'''

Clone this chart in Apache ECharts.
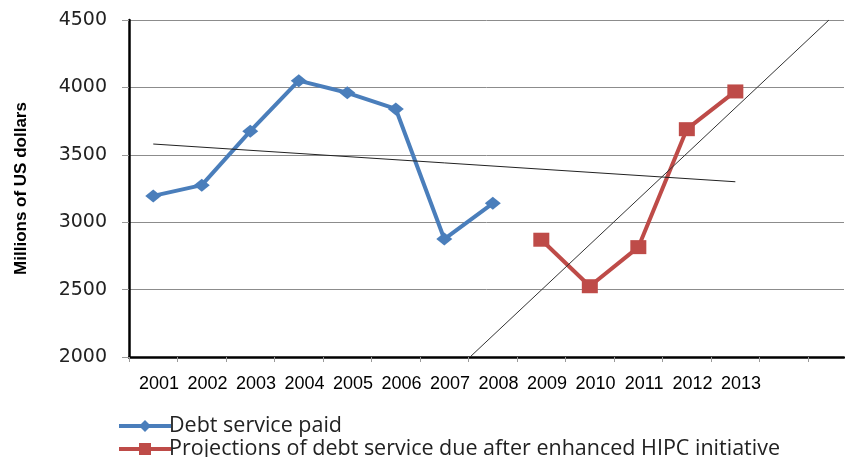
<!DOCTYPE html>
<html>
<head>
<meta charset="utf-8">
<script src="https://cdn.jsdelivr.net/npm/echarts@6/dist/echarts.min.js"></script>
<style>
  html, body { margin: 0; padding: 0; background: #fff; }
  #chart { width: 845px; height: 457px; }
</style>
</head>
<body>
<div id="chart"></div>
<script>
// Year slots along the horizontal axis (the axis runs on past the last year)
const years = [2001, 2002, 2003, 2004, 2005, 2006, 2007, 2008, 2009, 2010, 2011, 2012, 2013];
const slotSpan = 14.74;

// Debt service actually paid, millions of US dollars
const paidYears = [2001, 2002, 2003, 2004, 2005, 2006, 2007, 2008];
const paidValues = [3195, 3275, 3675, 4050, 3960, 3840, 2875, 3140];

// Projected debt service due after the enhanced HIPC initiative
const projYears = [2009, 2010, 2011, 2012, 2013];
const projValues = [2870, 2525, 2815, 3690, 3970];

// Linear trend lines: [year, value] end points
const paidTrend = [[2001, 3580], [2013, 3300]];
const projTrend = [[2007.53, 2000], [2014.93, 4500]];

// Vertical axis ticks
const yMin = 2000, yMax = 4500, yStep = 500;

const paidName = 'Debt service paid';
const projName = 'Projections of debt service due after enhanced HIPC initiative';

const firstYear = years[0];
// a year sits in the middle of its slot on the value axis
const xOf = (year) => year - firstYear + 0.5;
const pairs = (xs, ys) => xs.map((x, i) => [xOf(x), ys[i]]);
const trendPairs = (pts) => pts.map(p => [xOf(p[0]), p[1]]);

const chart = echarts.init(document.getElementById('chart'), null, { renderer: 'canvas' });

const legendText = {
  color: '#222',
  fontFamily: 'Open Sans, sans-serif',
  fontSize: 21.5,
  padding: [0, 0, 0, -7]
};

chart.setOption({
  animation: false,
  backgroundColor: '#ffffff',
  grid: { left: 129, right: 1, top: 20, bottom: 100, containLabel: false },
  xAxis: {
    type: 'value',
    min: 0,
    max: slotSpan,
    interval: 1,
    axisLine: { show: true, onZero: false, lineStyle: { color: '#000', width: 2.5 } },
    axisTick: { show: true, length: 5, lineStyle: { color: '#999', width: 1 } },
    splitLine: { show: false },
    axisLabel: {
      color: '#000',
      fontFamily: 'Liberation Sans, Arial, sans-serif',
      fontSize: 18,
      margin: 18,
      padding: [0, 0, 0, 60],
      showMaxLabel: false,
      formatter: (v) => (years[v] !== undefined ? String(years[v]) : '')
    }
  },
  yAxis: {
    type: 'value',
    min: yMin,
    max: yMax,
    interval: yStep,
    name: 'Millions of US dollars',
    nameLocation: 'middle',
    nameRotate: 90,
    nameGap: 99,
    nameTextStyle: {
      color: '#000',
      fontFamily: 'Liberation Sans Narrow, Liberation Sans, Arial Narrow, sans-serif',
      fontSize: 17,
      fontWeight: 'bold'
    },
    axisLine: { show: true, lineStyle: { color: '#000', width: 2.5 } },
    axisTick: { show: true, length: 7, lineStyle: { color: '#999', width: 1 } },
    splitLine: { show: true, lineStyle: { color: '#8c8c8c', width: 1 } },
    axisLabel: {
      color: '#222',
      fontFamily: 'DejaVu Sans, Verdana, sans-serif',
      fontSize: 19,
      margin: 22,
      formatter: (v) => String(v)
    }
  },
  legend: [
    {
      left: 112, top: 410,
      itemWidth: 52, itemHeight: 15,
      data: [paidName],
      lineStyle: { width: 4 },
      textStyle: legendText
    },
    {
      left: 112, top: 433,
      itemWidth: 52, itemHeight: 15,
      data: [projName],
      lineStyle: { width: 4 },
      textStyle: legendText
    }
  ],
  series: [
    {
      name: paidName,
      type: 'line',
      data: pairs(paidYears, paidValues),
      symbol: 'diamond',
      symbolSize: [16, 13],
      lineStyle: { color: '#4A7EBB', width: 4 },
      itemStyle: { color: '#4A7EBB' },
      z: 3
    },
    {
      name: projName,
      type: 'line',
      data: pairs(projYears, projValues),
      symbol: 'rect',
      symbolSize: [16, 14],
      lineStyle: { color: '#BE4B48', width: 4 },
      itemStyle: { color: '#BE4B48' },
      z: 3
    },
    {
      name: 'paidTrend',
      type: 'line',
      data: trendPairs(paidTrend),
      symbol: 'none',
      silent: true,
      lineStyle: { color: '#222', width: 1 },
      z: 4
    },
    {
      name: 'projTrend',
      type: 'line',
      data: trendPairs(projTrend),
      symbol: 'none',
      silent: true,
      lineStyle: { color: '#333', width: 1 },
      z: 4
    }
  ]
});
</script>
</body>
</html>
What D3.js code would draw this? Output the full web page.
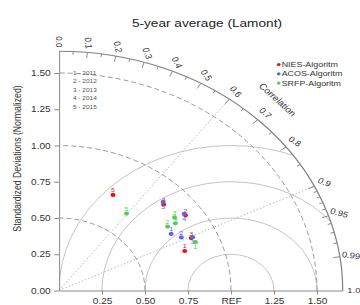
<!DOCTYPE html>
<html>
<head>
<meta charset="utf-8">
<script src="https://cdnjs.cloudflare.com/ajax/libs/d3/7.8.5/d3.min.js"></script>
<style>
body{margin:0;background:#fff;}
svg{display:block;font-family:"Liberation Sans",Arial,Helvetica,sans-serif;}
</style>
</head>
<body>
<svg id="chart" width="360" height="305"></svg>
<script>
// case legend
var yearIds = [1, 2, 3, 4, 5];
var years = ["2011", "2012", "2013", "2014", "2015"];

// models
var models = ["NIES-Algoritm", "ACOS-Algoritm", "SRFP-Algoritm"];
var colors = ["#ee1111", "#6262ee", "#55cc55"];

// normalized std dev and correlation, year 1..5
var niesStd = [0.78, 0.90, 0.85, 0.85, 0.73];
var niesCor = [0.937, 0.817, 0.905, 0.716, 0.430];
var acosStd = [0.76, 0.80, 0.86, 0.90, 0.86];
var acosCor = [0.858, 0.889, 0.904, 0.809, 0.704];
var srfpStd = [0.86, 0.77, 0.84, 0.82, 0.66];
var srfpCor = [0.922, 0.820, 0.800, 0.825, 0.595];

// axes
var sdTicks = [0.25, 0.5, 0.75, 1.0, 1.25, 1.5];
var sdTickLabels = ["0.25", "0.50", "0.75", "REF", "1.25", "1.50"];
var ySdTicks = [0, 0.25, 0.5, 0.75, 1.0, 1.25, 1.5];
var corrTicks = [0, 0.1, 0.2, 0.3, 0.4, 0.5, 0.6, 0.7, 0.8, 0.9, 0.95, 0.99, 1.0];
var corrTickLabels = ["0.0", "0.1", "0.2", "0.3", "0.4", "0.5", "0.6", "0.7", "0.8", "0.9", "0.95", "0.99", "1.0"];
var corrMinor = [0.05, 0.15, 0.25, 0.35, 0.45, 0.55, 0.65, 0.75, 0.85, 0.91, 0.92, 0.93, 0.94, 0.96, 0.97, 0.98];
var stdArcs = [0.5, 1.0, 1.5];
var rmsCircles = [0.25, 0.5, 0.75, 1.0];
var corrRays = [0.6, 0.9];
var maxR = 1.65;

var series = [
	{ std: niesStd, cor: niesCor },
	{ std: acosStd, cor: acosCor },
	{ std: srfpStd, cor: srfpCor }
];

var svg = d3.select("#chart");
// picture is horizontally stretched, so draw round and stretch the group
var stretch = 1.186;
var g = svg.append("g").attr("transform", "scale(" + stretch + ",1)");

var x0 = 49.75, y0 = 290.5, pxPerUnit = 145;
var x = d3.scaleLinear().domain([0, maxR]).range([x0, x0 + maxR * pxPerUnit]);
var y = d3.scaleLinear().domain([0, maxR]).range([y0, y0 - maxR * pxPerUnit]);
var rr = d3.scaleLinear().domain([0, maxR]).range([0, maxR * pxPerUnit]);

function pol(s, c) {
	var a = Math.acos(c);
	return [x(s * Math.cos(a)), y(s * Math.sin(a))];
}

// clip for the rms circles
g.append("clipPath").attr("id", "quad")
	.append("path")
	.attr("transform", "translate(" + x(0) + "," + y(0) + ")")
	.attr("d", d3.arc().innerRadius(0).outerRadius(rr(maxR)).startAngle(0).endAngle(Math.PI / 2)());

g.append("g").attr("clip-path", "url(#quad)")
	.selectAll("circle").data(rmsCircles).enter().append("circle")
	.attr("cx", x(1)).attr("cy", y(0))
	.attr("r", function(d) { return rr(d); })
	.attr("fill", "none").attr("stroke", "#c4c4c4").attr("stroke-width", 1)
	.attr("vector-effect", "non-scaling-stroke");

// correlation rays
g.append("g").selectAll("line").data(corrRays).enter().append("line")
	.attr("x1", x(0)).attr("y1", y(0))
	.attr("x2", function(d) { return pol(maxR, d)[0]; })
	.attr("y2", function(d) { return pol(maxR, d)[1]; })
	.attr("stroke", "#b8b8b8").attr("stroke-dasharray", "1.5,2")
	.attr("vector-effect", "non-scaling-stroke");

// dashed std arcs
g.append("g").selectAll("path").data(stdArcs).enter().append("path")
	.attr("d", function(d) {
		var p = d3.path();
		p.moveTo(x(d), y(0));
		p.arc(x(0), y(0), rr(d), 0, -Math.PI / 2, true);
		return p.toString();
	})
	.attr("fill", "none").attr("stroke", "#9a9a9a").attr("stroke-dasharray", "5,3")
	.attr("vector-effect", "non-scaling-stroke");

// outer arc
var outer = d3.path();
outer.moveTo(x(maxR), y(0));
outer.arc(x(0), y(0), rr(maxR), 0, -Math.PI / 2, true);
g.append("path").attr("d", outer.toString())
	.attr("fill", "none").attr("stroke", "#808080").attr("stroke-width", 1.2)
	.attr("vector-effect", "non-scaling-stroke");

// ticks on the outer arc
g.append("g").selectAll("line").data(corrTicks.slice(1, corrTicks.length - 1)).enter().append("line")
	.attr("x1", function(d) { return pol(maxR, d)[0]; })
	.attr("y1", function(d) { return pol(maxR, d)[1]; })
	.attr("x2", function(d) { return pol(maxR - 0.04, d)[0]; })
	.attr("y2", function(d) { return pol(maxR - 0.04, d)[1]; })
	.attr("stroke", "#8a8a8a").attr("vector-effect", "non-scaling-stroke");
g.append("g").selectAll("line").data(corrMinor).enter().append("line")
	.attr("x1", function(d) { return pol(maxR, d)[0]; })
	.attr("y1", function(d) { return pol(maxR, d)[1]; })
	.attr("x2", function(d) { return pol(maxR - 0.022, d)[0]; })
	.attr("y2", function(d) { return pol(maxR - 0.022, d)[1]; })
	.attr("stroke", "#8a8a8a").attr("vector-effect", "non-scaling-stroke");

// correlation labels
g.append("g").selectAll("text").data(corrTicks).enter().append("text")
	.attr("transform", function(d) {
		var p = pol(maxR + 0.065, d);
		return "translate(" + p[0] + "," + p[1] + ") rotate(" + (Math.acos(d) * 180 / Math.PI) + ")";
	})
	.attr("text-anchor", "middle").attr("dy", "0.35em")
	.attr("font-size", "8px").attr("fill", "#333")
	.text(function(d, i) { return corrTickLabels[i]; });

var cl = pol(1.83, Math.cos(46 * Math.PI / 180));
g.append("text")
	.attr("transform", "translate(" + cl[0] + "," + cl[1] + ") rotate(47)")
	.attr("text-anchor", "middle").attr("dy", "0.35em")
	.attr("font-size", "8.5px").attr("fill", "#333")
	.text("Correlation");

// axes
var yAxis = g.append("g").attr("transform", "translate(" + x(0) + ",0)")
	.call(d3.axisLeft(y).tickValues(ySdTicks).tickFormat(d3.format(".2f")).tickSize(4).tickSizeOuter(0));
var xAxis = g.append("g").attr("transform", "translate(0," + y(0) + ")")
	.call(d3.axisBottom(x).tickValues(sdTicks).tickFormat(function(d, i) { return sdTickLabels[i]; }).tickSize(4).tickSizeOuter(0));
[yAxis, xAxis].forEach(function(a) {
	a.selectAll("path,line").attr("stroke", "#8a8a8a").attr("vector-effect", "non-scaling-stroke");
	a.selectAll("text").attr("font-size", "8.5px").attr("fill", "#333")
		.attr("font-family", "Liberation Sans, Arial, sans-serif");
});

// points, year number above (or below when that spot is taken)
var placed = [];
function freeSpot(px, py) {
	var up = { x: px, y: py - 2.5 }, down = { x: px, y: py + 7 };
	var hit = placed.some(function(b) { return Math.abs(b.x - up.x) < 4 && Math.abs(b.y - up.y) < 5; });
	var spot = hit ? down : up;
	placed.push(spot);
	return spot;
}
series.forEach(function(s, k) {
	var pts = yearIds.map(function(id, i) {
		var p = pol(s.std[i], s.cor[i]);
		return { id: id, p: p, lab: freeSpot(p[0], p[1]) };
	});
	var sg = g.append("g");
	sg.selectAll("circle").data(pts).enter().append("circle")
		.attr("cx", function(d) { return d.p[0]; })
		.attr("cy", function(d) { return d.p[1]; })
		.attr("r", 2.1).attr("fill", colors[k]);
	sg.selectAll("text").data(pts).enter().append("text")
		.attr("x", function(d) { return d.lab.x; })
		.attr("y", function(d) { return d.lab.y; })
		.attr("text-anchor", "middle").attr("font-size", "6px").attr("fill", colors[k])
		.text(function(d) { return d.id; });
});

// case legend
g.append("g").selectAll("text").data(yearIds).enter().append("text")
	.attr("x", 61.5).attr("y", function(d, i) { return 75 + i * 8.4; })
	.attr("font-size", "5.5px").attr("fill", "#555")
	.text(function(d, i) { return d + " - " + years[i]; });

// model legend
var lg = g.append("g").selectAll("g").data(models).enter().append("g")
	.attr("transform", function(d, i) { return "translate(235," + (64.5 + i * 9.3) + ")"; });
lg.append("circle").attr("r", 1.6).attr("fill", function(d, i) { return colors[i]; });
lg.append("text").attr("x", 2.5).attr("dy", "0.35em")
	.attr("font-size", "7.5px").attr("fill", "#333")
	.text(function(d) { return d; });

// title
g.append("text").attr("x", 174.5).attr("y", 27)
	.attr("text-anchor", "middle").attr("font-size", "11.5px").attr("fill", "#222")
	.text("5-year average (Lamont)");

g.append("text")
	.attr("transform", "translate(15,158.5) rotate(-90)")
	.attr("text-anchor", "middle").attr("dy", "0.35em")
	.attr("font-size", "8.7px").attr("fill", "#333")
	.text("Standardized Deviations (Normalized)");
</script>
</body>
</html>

'''

TASK DESCRIPTION>
Repeat word for word the lines above, from the first entry through the line containing "const projName = 'Projections", with both ends kept and the pictures dropped.

TASK SOLUTION>
Clone this chart in Apache ECharts.
<!DOCTYPE html>
<html>
<head>
<meta charset="utf-8">
<script src="https://cdn.jsdelivr.net/npm/echarts@6/dist/echarts.min.js"></script>
<style>
  html, body { margin: 0; padding: 0; background: #fff; }
  #chart { width: 845px; height: 457px; }
</style>
</head>
<body>
<div id="chart"></div>
<script>
// Year slots along the horizontal axis (the axis runs on past the last year)
const years = [2001, 2002, 2003, 2004, 2005, 2006, 2007, 2008, 2009, 2010, 2011, 2012, 2013];
const slotSpan = 14.74;

// Debt service actually paid, millions of US dollars
const paidYears = [2001, 2002, 2003, 2004, 2005, 2006, 2007, 2008];
const paidValues = [3195, 3275, 3675, 4050, 3960, 3840, 2875, 3140];

// Projected debt service due after the enhanced HIPC initiative
const projYears = [2009, 2010, 2011, 2012, 2013];
const projValues = [2870, 2525, 2815, 3690, 3970];

// Linear trend lines: [year, value] end points
const paidTrend = [[2001, 3580], [2013, 3300]];
const projTrend = [[2007.53, 2000], [2014.93, 4500]];

// Vertical axis ticks
const yMin = 2000, yMax = 4500, yStep = 500;

const paidName = 'Debt service paid';
const projName = 'Projections of debt service due after enhanced HIPC initiative';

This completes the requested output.